Problem statement> Across the listing below, how many lines hold "matplotlib"? Reply with the number by itself.

===

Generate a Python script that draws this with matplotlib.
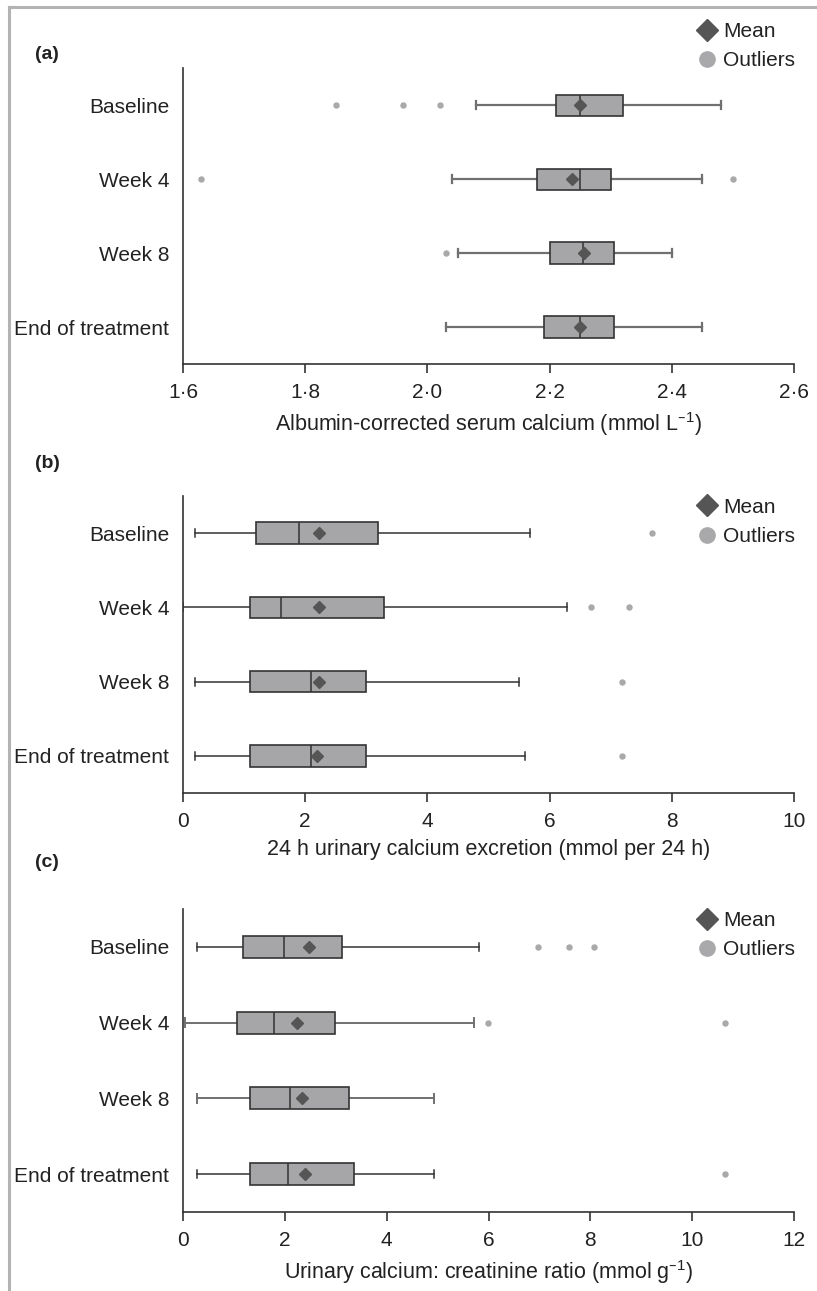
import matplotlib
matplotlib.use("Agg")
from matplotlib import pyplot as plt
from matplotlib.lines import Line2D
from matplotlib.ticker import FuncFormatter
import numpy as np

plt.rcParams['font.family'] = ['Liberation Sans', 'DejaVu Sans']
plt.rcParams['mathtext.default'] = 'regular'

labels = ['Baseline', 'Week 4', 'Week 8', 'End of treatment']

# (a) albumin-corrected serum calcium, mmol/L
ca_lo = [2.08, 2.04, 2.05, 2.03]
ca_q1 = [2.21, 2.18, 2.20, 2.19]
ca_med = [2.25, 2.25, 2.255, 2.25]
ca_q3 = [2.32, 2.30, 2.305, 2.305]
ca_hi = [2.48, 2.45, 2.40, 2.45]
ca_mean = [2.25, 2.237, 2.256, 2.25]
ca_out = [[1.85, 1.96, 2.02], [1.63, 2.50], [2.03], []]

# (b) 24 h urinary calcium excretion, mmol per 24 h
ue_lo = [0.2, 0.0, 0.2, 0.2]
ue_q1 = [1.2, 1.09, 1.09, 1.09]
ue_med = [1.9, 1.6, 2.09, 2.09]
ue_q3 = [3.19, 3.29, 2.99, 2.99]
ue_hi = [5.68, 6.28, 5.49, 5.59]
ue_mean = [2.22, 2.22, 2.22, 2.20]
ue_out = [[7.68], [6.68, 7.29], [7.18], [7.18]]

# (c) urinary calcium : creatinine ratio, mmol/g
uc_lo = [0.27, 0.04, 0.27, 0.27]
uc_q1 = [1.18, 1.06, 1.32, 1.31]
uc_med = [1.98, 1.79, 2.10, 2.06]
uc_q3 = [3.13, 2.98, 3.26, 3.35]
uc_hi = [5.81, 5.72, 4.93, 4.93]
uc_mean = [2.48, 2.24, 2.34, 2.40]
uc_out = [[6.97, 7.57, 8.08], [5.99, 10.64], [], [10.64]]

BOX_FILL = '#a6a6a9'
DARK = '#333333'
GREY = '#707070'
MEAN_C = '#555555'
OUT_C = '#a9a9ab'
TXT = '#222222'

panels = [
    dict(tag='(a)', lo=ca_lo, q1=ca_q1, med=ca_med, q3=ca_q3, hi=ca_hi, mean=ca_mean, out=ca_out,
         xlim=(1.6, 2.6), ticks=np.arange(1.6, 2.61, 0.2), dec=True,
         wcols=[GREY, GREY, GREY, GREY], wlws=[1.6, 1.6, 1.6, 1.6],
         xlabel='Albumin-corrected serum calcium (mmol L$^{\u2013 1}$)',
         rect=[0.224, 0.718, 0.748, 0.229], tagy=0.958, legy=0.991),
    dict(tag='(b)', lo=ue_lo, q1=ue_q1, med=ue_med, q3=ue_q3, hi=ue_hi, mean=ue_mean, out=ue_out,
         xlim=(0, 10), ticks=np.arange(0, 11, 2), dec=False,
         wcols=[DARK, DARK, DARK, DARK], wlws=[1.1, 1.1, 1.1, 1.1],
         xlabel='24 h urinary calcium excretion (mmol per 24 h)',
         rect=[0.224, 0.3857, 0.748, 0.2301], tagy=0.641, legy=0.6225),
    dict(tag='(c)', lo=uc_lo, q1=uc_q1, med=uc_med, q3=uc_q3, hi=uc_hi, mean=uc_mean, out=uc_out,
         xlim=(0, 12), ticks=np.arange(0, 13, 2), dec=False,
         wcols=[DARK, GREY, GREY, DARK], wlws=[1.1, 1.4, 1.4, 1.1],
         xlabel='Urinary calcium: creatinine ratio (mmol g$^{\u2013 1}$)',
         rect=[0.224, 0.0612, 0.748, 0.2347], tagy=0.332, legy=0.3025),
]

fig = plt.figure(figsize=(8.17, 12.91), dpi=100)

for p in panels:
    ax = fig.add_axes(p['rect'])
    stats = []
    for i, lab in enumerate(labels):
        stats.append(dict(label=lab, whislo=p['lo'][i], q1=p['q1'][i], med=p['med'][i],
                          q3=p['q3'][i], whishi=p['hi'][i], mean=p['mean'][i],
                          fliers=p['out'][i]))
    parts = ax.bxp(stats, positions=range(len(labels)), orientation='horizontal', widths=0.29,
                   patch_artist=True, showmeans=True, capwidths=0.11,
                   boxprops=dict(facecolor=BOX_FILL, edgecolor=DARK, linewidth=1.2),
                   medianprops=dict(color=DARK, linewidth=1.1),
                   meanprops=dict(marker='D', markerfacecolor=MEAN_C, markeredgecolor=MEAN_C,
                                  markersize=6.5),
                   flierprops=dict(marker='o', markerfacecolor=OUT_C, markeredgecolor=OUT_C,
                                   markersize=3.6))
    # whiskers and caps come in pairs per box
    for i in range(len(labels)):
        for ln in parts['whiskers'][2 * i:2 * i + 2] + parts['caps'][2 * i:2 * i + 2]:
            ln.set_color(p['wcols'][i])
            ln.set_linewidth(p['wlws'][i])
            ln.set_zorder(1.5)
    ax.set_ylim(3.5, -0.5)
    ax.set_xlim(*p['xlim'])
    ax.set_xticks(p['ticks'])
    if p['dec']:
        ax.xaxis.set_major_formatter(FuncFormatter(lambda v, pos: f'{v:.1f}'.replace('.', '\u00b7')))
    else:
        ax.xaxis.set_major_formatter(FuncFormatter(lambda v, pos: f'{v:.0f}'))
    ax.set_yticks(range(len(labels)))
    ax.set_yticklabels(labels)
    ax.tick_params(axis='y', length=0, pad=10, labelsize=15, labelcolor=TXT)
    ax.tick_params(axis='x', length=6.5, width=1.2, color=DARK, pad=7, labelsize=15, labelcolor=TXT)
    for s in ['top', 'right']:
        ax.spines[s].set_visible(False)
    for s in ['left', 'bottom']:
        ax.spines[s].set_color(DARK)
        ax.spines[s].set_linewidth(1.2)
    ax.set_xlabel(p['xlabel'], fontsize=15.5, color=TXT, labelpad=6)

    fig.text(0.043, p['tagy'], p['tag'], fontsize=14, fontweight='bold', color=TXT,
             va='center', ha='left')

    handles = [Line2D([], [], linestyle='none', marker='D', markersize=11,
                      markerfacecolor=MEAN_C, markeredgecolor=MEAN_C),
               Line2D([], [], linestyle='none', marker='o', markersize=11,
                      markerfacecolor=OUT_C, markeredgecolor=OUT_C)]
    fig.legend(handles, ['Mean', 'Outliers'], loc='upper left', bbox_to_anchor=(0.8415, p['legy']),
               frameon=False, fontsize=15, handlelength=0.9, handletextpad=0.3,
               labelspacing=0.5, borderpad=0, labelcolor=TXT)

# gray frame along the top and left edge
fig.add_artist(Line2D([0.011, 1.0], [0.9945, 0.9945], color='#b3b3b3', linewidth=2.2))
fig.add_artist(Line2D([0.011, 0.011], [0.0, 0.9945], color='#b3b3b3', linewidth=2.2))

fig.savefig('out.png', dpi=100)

===

Solution to this problem> 6